It contains the code files for this project. They're generally for
- Crawling
- Preprocessing
- Generating noise
- Statistics calculations
The script aggregates and cleans up some data and saves them in the data/ directory. You need to download your wordlist to execute this code. (default: data/wordlist.txt)
The crawler.py script reads the given word list and uses Wikipedia SDK to fetch the content related to given words. The crawler saves the Wikipedia files to the data/wikipedia_raw/.
The crawler.py script reads the Kaggle spell list files (.txt format) and parses the content of that file. In the end, It generates a CSV output file data/kaggle_spell_dataset.csv.
The preprocessing.py script reads the whole .txt files and then create clean data from row data. This file steps are sentence tokenization, word tokenization, remove unclean tokens and remove very short sentences. different steps has saved on different files (.csv format) and the last one is data/english_tokens.csv.
The noise_generation.py script reads the preprocessed csv file and then creates some misspelled words among any sentence. This script does that by 4 noise algorithms and each has different possibility. even selecting the noisy tokens of a sentence has specific algorithm.

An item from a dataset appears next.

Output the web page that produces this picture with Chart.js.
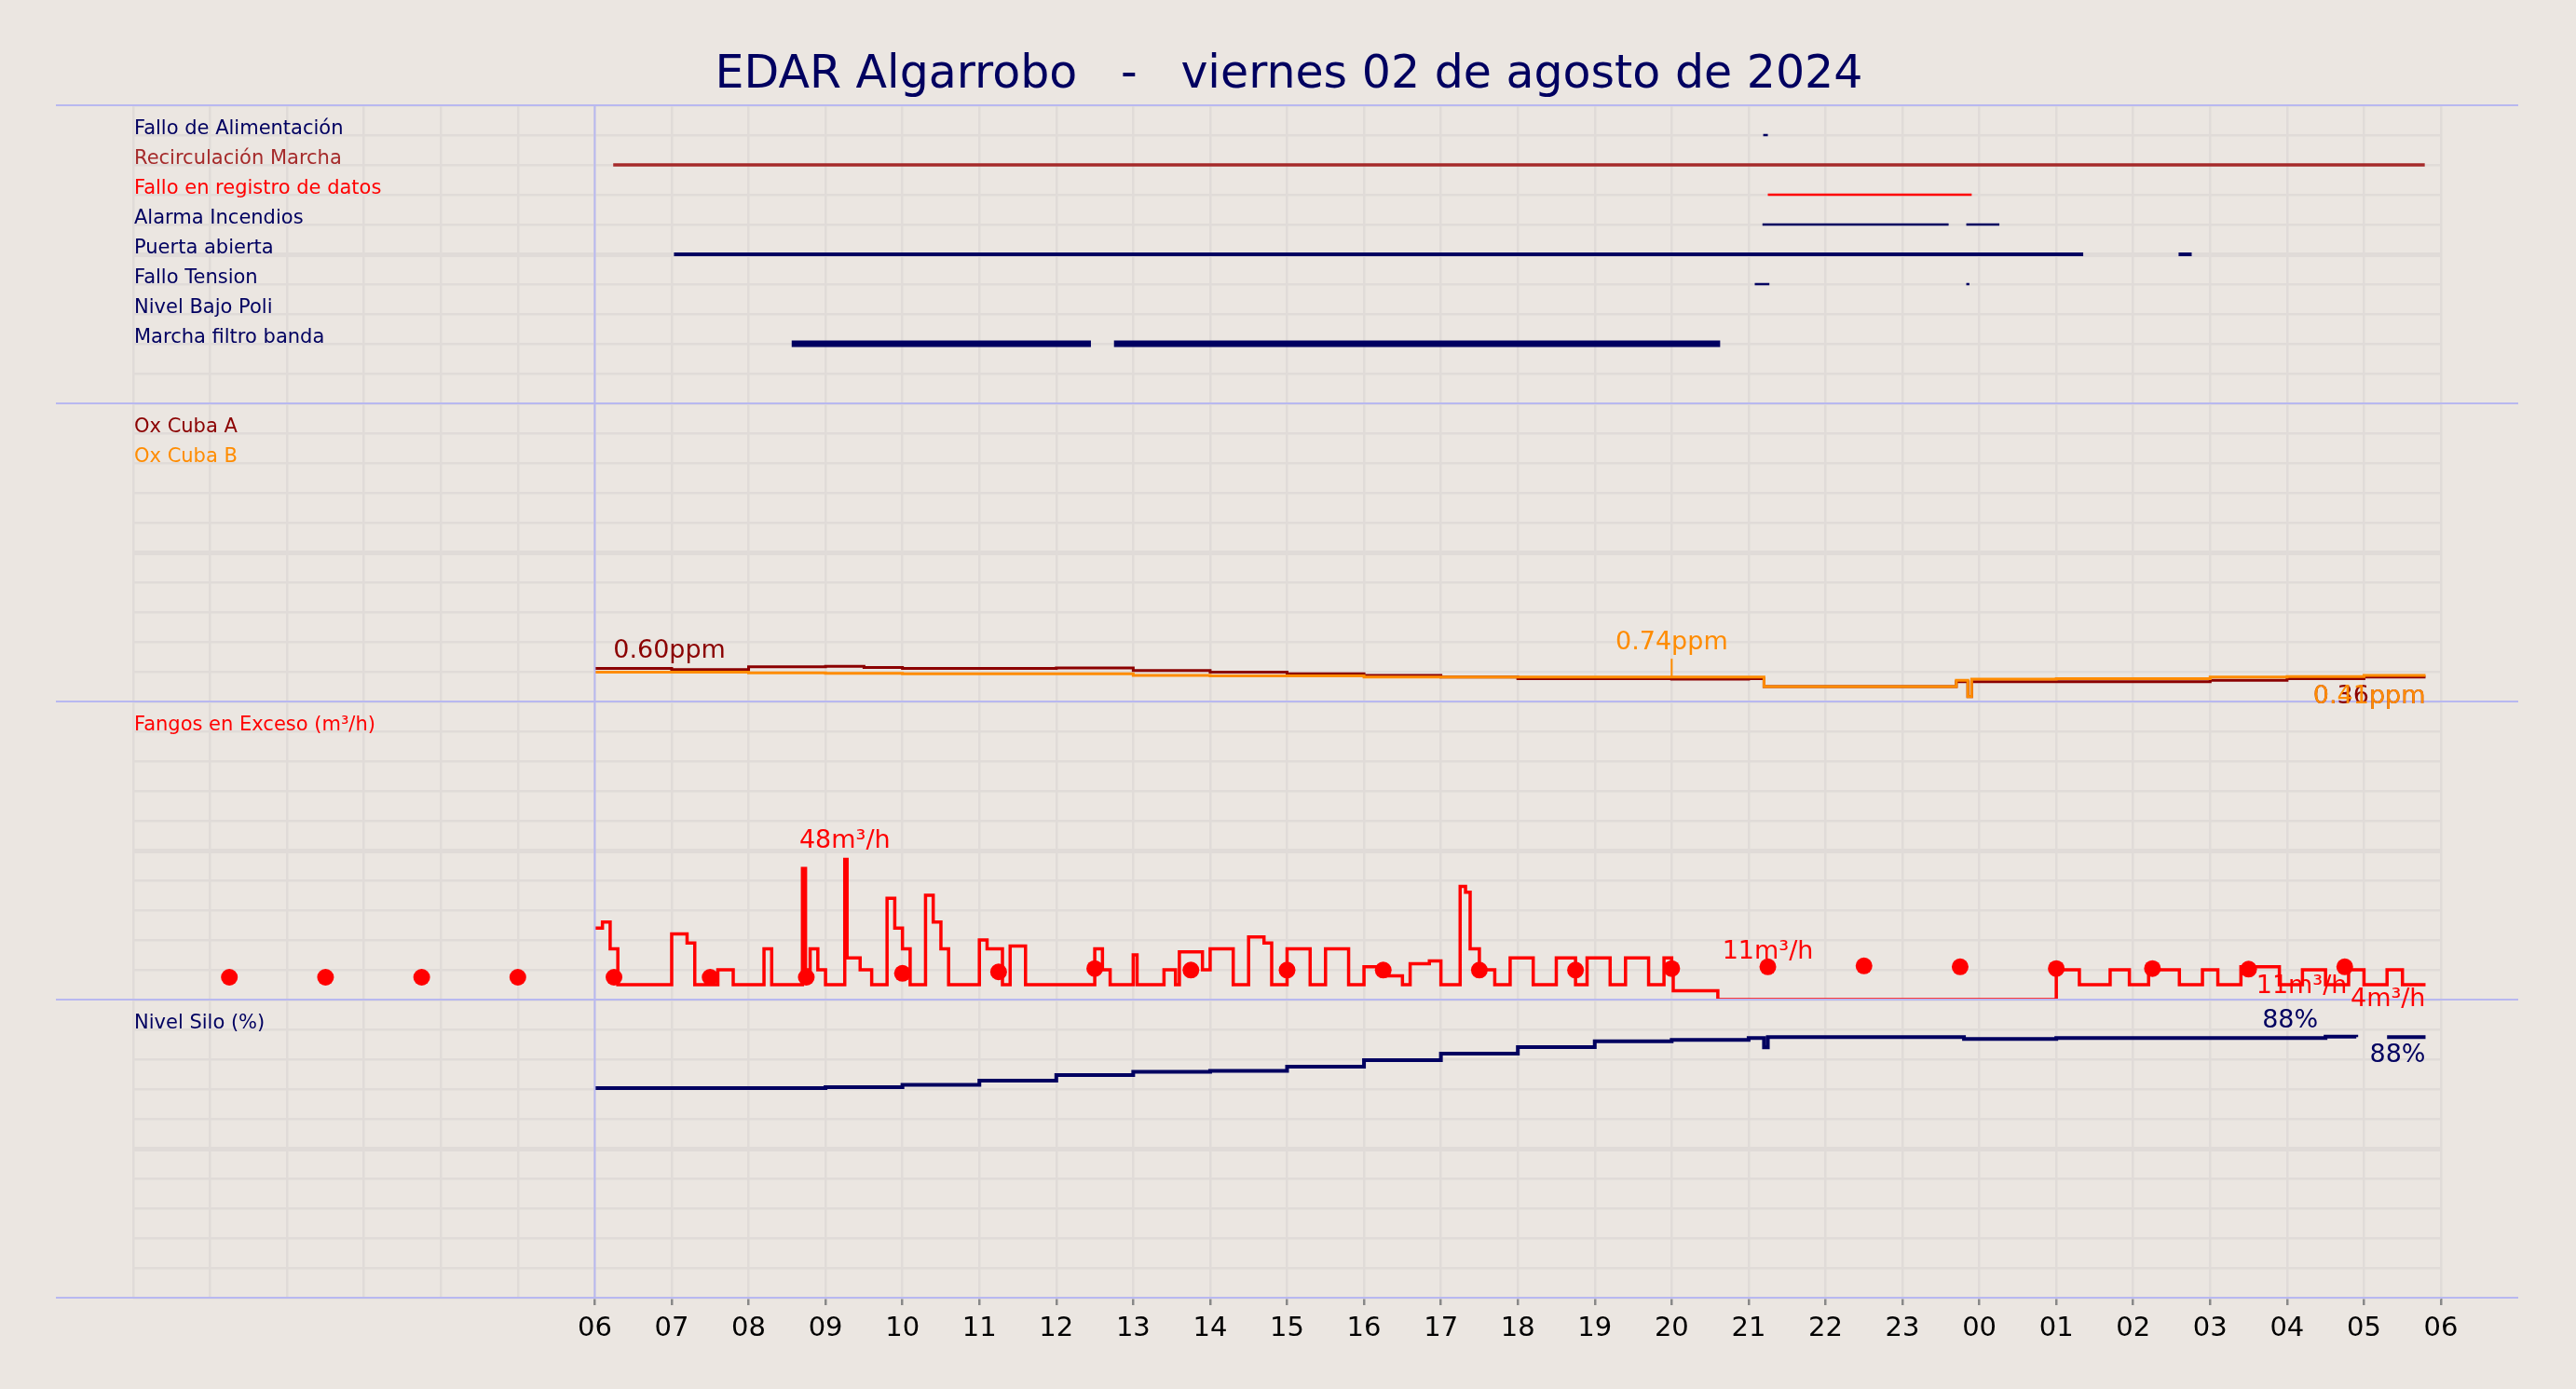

After running this script, we will have our dataset (data\dataset.csv) which has 2 columns. first column is a sentence with some noises and the second column is correct sentences (labels).
The statistics.py script processes the data and calculates some statistics metrics such as
-
Number of data units
-
Number of sentences
-
Number of words
-
Number of unique words
It also plots some graphs to show the result.